Et parfois ces avantages profitent à l’ensemble des utilisateurs. Quand le minage donne un débouché aux énergies fatales, cela baisse les coûts pour tout le monde. Ce type de synergie entre le minage de BTC et les énergies renouvelables peut être un atout pour la transition énergétique, en aidant à stabiliser les réseaux électriques tout en absorbant les surplus.

Pour les décideurs politiques, une tarification du carbone coordonnée entre les pays serait le meilleur moyen de réduire les émissions, car elle encouragerait une consommation réduite de combustibles fossiles, des sources d’énergie plus propres et une meilleure efficacité énergétique. Pour limiter le réchauffement climatique à 2 degrés, les pays devraient introduire des mesures supplémentaires équivalant à une tarification du carbone augmentant à 85 dollars la tonne d’ici 2030.« 

Si le FMI a réellement un tel pouvoir incitatif, pourquoi en effet ne pas s’attaquer directement au cœur du problème et créer une taxe mondiale sur les énergies carbonées ? Une telle approche serait plus cohérente et sans aucun doute plus efficace, car elle ciblerait directement les sources d’émissions les plus polluantes, plutôt que de se concentrer uniquement sur un secteur spécifique, potentiellement vertueux, comme le minage de bitcoins. Et puis, tant qu’à faire, ce FMI omnipotent pourrait aussi interdire les guerres, les famines et les épidémies.

« En l’absence d’un prix mondial du carbone, des mesures ciblées pourraient encourager les mineurs de cryptomonnaies et les centres de données à utiliser des équipements plus économes en énergie et pourraient même motiver l’adoption d’un minage de cryptomonnaies moins énergivore. Compléter les taxes sur l’électricité par des crédits pour les émissions nulles, des accords bilatéraux d’achat d’électricité et éventuellement des certificats d’énergie renouvelable serait également utile. »

Bien sûr, une taxe universelle diminuerait la consommation électrique du réseau Bitcoin, mais :
1. Cette taxe universelle est totalement inapplicable dans le monde dans lequel nous vivons. Les divergences entre les politiques énergétiques nationales rendent hautement improbable l’adoption d’une telle mesure à l’échelle mondiale.
2. Le meilleur moyen pour les États d’agir efficacement sur cette activité ne serait-il pas, au contraire, d’inciter les compagnies d’électricité à utiliser le minage sur énergie fatale pour diminuer la rentabilité du minage exploitant des énergies carbonées ? En effet, cette approche permettrait de valoriser des ressources énergétiques perdues tout en réduisant les incitations économiques à recourir au charbon, au pétrole ou au gaz*.
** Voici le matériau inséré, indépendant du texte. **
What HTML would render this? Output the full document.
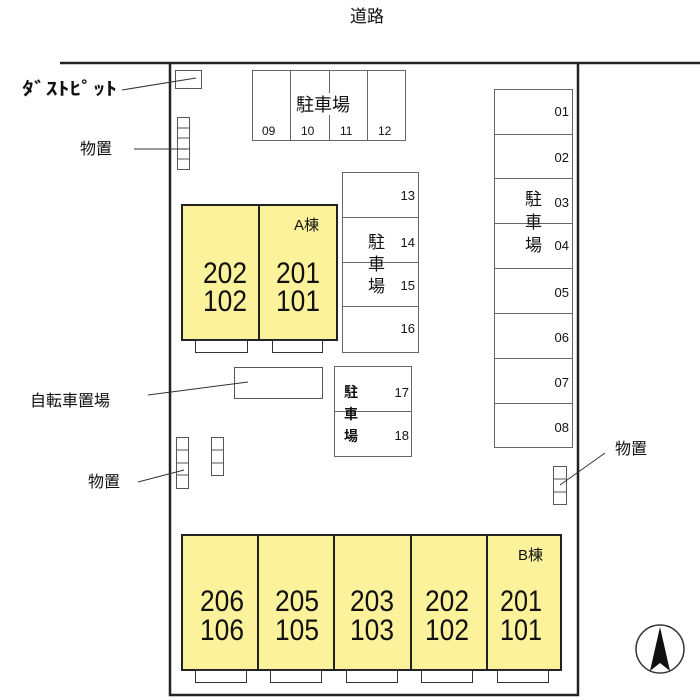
<!DOCTYPE html>
<html><head><meta charset="utf-8"><style>
html,body{margin:0;padding:0;background:#fff;width:700px;height:700px;overflow:hidden}
text{font-family:"Liberation Sans","Noto Sans CJK JP",sans-serif;fill:#111}
</style></head><body>
<svg width="700" height="700" viewBox="0 0 700 700" xmlns="http://www.w3.org/2000/svg">
<g fill="none" stroke="#222">
<path d="M60 63H700" stroke-width="2.5"/>
<path d="M170 63V695H578V63" stroke-width="2.5"/>
</g>
<text x="350" y="22" font-size="17">道路</text>
<!-- dust pit -->
<rect x="175.5" y="70.5" width="26" height="18" fill="none" stroke="#555"/>
<path d="M122 90L196 78" stroke="#333"/>
<text x="22" y="95" font-size="18" font-weight="bold" textLength="95" lengthAdjust="spacingAndGlyphs">ﾀﾞｽﾄﾋﾟｯﾄ</text>
<!-- storage left top -->
<g fill="none" stroke="#555">
<rect x="177.5" y="117.5" width="12" height="52"/>
<path d="M177 128H190M177 138H190M177 149H190M177 159H190"/>
</g>
<path d="M134 149H188" stroke="#333"/>
<text x="80" y="154" font-size="16">物置</text>
<!-- top parking -->
<g fill="none" stroke="#666">
<rect x="252.5" y="70.5" width="153" height="70"/>
<path d="M290.5 70V140M329.5 70V140M367.5 70V140"/>
</g>
<rect x="294" y="93" width="70" height="22" fill="#fff"/>
<text x="296" y="111" font-size="18">駐車場</text>
<g font-size="12"><text x="262" y="135">09</text><text x="301" y="135">10</text><text x="340" y="135">11</text><text x="378" y="135">12</text></g>
<!-- right parking -->
<g fill="none" stroke="#666">
<rect x="494.5" y="89.5" width="78" height="358"/>
<path d="M494 134.5H572M494 178.5H572M494 223.5H572M494 268.5H572M494 313.5H572M494 358.5H572M494 403.5H572"/>
</g>
<g font-size="13" text-anchor="end"><text x="569" y="116">01</text><text x="569" y="162">02</text><text x="569" y="207">03</text><text x="569" y="250">04</text><text x="569" y="297">05</text><text x="569" y="342">06</text><text x="569" y="387">07</text><text x="569" y="432">08</text></g>
<g font-size="17"><text x="525" y="205">駐</text><text x="525" y="228">車</text><text x="525" y="251">場</text></g>
<!-- middle parking 13-16 -->
<g fill="none" stroke="#666">
<rect x="342.5" y="172.5" width="76" height="180"/>
<path d="M342 217.5H418M342 262.5H418M342 306.5H418"/>
</g>
<g font-size="13" text-anchor="end"><text x="415" y="200">13</text><text x="415" y="247">14</text><text x="415" y="290">15</text><text x="415" y="333">16</text></g>
<g font-size="17"><text x="368" y="248">駐</text><text x="368" y="270">車</text><text x="368" y="292">場</text></g>
<!-- 17-18 -->
<g fill="none" stroke="#666">
<rect x="334.5" y="366.5" width="77" height="90"/>
<path d="M334 411.5H411"/>
</g>
<g font-size="13" text-anchor="end"><text x="409" y="397">17</text><text x="409" y="440">18</text></g>
<g font-size="14" font-weight="bold"><text x="344" y="397">駐</text><text x="344" y="419">車</text><text x="344" y="441">場</text></g>
<!-- A building -->
<rect x="182" y="205" width="155" height="135" fill="#fbf29b" stroke="#222" stroke-width="2"/>
<path d="M259 205V340" stroke="#222" stroke-width="2"/>
<g fill="#fff" stroke="#333"><rect x="195.5" y="340.5" width="52" height="12"/><rect x="272.5" y="340.5" width="50" height="12"/></g>
<text x="294" y="230" font-size="15">A棟</text>
<g font-size="30" lengthAdjust="spacingAndGlyphs"><text x="203" y="283" textLength="44" lengthAdjust="spacingAndGlyphs">202</text><text x="203" y="311" textLength="44" lengthAdjust="spacingAndGlyphs">102</text><text x="276" y="283" textLength="44" lengthAdjust="spacingAndGlyphs">201</text><text x="276" y="311" textLength="44" lengthAdjust="spacingAndGlyphs">101</text></g>
<!-- bicycle -->
<rect x="234.5" y="367.5" width="88" height="31" fill="none" stroke="#555"/>
<path d="M148 395L248 382" stroke="#333"/>
<text x="30" y="406" font-size="16">自転車置場</text>
<!-- storage left bottom -->
<g fill="none" stroke="#555">
<rect x="176.5" y="437.5" width="12" height="51"/><path d="M176 450H189M176 463H189M176 475H189"/>
<rect x="211.5" y="437.5" width="12" height="38"/><path d="M211 450H224M211 463H224"/>
</g>
<path d="M138 482L184 470" stroke="#333"/>
<text x="88" y="487" font-size="16">物置</text>
<!-- right storage -->
<g fill="none" stroke="#555">
<rect x="553.5" y="466.5" width="13" height="38"/><path d="M553 479H567M553 492H567"/>
</g>
<path d="M560 485L605 453" stroke="#333"/>
<text x="615" y="454" font-size="16">物置</text>
<!-- B building -->
<rect x="182" y="535" width="379" height="135" fill="#fbf29b" stroke="#222" stroke-width="2"/>
<path d="M258 535V670M334 535V670M411 535V670M487 535V670" stroke="#222" stroke-width="2"/>
<g fill="#fff" stroke="#333"><rect x="195.5" y="670.5" width="51" height="12"/><rect x="270.5" y="670.5" width="51" height="12"/><rect x="346.5" y="670.5" width="51" height="12"/><rect x="421.5" y="670.5" width="51" height="12"/><rect x="497.5" y="670.5" width="51" height="12"/></g>
<text x="518" y="560" font-size="15">B棟</text>
<g font-size="30"><text x="200" y="611" textLength="44" lengthAdjust="spacingAndGlyphs">206</text><text x="200" y="640" textLength="44" lengthAdjust="spacingAndGlyphs">106</text><text x="275" y="611" textLength="44" lengthAdjust="spacingAndGlyphs">205</text><text x="275" y="640" textLength="44" lengthAdjust="spacingAndGlyphs">105</text><text x="350" y="611" textLength="44" lengthAdjust="spacingAndGlyphs">203</text><text x="350" y="640" textLength="44" lengthAdjust="spacingAndGlyphs">103</text><text x="425" y="611" textLength="44" lengthAdjust="spacingAndGlyphs">202</text><text x="425" y="640" textLength="44" lengthAdjust="spacingAndGlyphs">102</text><text x="500" y="611" textLength="42" lengthAdjust="spacingAndGlyphs">201</text><text x="500" y="640" textLength="42" lengthAdjust="spacingAndGlyphs">101</text></g>
<!-- compass -->
<circle cx="660" cy="649" r="24" fill="none" stroke="#333" stroke-width="1.5"/>
<path d="M660 627L670 671L660 663L650 671Z" fill="#111"/>
</svg>
</body></html>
« La coordination transfrontalière reste également importante, car des mesures plus strictes dans un endroit donné pourraient encourager la délocalisation vers des juridictions ayant des normes moins strictes. »

Une taxe universelle sur le minage n’a donc aucun intérêt. CQFD.

Source : imf.org


* A l’exception du gaz de torchère, qui est moins dommageable lorsqu’il est exploité.